** START INFORMATION SHOWN **

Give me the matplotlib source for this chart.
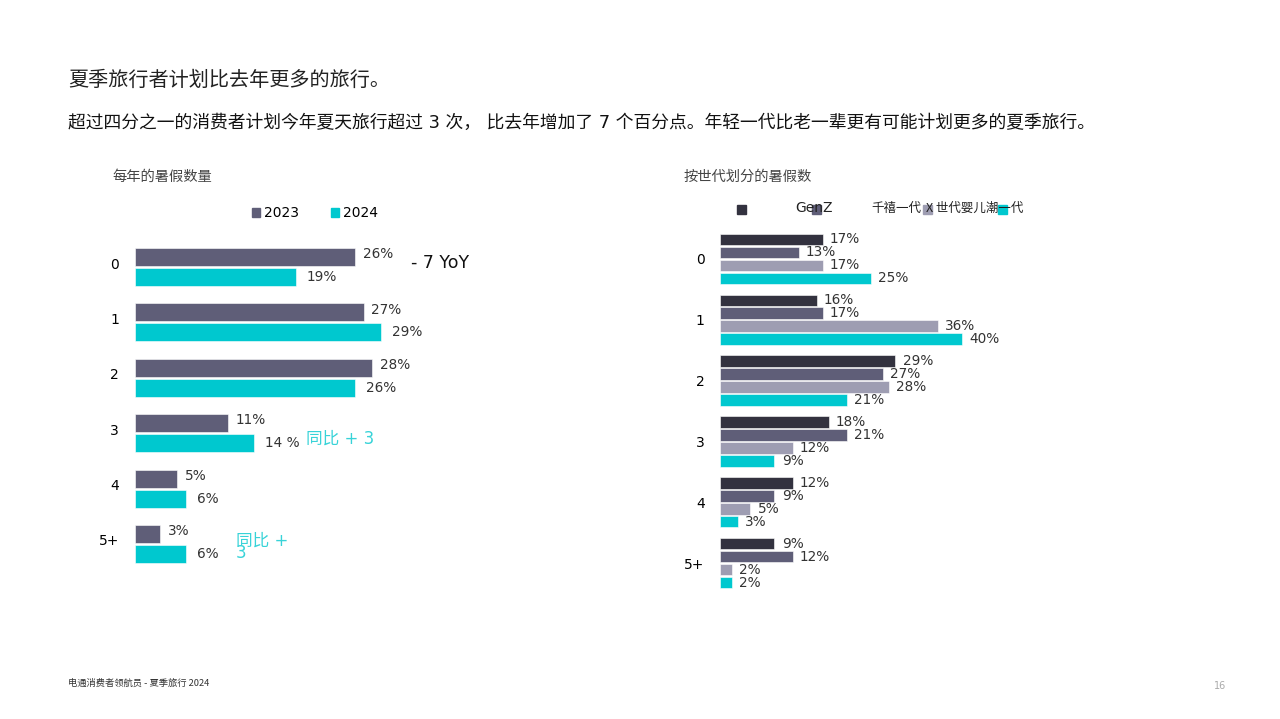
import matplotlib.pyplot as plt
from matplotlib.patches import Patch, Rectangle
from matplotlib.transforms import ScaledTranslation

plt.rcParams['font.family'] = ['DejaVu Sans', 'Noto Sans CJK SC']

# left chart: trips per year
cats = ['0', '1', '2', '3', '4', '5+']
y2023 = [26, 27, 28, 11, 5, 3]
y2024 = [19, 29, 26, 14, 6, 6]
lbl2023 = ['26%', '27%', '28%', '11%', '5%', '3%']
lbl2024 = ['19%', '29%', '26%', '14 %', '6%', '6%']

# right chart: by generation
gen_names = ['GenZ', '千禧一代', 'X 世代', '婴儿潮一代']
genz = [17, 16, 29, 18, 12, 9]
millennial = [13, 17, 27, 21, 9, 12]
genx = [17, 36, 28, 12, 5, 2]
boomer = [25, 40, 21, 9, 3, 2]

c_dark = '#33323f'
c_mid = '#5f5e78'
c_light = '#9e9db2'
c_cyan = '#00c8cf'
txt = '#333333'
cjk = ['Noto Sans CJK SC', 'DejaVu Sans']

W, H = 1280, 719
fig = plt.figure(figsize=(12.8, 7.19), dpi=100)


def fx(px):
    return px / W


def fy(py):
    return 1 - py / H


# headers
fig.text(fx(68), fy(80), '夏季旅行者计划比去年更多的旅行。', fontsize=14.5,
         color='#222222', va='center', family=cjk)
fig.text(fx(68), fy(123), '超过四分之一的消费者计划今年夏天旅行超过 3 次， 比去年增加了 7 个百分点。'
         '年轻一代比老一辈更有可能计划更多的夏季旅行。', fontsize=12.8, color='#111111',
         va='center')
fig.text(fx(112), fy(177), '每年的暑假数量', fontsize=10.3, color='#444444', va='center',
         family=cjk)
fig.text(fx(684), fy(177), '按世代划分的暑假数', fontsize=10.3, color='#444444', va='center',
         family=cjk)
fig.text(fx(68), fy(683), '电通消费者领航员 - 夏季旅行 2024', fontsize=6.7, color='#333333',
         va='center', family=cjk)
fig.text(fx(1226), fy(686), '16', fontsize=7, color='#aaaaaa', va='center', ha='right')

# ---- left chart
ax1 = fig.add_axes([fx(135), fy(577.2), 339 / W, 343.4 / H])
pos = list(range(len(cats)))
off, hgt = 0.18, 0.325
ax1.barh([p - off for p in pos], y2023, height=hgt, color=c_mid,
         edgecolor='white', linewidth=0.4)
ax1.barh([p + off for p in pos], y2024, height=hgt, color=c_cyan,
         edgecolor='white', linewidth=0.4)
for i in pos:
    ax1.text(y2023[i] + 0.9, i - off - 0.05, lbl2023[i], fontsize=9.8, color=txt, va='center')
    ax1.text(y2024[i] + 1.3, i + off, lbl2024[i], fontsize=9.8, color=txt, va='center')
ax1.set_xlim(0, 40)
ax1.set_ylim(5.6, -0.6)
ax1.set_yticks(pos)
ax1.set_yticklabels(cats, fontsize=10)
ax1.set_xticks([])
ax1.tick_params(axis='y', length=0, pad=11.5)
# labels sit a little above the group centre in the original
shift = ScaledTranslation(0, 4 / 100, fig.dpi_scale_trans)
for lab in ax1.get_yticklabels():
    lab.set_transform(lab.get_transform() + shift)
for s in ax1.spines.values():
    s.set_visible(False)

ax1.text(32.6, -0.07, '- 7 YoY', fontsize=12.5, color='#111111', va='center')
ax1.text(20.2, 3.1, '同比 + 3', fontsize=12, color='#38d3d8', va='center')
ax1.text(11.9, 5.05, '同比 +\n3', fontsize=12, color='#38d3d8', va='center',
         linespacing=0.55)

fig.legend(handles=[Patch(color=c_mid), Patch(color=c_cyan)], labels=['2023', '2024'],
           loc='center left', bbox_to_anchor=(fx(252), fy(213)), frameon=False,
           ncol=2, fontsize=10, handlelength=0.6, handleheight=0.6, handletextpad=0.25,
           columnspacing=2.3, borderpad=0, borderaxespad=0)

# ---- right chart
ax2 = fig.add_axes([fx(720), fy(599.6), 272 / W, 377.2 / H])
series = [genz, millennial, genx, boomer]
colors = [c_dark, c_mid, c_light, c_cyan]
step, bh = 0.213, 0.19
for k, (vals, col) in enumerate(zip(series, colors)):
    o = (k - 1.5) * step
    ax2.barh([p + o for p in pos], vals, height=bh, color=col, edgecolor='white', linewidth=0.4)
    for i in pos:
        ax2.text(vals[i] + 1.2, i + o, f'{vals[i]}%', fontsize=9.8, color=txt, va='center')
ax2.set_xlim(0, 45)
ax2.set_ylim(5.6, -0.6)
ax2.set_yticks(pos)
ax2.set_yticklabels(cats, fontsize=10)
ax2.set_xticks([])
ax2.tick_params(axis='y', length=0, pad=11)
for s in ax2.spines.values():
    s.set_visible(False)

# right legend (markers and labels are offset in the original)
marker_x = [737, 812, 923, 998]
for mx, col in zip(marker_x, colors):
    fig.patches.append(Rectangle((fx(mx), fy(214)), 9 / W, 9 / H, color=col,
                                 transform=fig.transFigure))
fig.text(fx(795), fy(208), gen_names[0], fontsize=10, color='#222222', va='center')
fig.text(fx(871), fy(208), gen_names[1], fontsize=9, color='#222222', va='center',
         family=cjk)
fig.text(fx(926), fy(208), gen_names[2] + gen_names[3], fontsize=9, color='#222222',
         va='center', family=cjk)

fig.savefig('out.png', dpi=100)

** END INFORMATION SHOWN **
** START INFORMATION SHOWN **

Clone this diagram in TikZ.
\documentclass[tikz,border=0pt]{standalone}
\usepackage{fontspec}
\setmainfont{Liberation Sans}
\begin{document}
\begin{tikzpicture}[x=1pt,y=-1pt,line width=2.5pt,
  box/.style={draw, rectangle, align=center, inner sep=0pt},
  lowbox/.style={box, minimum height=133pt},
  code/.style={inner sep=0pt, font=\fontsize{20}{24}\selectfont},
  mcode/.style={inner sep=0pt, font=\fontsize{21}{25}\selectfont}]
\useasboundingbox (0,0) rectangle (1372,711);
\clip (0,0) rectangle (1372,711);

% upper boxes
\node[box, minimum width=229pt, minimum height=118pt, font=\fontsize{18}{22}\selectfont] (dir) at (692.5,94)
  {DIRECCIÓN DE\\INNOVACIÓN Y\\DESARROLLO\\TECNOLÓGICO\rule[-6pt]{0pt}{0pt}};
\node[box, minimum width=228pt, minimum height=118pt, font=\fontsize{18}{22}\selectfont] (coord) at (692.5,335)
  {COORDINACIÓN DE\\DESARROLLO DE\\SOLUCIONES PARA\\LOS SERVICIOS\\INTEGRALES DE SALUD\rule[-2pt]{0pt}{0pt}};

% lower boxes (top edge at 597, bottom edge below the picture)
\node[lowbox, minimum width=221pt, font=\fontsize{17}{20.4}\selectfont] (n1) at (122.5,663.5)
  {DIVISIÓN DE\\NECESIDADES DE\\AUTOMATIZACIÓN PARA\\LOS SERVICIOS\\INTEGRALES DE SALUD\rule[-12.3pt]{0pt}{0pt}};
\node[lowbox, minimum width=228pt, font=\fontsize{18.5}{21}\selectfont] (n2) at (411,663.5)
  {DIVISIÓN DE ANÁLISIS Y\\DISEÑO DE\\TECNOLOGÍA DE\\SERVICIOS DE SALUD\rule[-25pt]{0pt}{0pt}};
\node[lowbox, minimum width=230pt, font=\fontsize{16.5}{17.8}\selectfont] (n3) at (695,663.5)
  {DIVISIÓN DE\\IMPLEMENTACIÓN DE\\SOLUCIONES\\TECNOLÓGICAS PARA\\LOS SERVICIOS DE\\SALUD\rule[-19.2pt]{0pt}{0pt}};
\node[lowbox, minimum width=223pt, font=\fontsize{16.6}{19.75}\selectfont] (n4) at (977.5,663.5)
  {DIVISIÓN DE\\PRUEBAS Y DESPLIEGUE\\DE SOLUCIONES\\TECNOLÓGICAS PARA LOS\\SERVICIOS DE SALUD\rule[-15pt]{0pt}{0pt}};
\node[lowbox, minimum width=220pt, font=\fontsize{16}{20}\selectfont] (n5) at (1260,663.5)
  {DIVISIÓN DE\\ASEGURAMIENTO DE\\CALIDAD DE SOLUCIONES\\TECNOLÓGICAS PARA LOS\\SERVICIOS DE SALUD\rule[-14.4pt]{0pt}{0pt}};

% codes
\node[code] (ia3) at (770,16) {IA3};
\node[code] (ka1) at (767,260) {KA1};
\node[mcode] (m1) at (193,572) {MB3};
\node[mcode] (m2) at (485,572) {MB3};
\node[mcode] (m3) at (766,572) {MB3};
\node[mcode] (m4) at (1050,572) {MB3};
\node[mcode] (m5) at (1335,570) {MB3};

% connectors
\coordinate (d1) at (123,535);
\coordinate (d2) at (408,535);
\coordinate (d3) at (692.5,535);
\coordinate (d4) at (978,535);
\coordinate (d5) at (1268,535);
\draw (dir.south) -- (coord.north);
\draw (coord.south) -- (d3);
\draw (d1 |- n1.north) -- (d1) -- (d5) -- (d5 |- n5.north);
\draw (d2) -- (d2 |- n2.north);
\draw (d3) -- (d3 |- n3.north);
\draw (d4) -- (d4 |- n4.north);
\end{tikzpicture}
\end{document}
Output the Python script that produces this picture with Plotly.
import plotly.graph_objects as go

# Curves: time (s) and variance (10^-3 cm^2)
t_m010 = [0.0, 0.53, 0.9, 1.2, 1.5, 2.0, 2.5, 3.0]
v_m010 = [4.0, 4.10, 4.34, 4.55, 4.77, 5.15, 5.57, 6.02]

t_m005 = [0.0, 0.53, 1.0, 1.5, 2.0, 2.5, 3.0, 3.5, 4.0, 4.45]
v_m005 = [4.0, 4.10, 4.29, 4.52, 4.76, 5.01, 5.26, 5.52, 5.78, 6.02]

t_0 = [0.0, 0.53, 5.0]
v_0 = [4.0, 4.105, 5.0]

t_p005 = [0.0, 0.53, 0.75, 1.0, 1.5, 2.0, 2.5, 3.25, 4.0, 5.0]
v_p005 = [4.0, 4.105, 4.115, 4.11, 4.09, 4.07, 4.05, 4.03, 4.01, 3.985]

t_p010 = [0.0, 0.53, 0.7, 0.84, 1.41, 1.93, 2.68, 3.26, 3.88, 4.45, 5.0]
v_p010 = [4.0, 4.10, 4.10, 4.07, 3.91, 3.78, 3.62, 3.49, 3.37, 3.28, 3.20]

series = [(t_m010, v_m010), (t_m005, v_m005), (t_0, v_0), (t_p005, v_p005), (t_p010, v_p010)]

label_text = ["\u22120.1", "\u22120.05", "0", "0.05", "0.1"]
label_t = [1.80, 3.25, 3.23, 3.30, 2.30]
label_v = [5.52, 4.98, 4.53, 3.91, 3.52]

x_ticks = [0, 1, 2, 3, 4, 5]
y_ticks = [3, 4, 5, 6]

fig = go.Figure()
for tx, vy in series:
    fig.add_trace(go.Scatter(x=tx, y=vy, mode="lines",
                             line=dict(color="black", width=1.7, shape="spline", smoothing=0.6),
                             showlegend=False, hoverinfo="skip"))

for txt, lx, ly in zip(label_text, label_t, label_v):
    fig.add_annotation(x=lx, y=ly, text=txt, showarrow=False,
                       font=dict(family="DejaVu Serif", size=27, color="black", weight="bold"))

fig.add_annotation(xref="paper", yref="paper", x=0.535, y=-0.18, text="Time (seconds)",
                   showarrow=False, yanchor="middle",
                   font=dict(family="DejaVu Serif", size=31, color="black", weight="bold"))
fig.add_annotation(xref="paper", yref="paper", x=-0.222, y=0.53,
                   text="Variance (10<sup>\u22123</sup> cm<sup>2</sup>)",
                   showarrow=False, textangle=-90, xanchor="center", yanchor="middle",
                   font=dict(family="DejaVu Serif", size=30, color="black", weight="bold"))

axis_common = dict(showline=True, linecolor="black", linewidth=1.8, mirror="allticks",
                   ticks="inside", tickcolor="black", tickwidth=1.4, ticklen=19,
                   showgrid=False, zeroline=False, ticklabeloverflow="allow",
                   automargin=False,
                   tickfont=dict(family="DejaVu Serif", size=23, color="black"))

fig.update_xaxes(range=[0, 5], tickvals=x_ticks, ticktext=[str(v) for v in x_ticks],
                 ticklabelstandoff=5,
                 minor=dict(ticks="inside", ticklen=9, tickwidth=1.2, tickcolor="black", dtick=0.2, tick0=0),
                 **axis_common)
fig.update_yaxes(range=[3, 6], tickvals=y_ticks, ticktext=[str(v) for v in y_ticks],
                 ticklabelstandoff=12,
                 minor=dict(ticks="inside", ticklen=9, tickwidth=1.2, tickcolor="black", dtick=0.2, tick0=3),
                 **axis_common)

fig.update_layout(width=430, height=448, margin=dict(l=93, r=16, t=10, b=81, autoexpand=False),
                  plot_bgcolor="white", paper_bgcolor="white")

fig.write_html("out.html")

** END INFORMATION SHOWN **

■ TASK STATEMENT ■
Beginning with the line above that contains "Give me the matplotlib source for this chart." and ending with the line that contains "lbl2024 = ['19%', '29%', '26%', '14", quote each line exactly, keeping out the pictures.

■ SOLUTION TO THIS TASK ■
Give me the matplotlib source for this chart.
import matplotlib.pyplot as plt
from matplotlib.patches import Patch, Rectangle
from matplotlib.transforms import ScaledTranslation

plt.rcParams['font.family'] = ['DejaVu Sans', 'Noto Sans CJK SC']

# left chart: trips per year
cats = ['0', '1', '2', '3', '4', '5+']
y2023 = [26, 27, 28, 11, 5, 3]
y2024 = [19, 29, 26, 14, 6, 6]
lbl2023 = ['26%', '27%', '28%', '11%', '5%', '3%']
lbl2024 = ['19%', '29%', '26%', '14 %', '6%', '6%']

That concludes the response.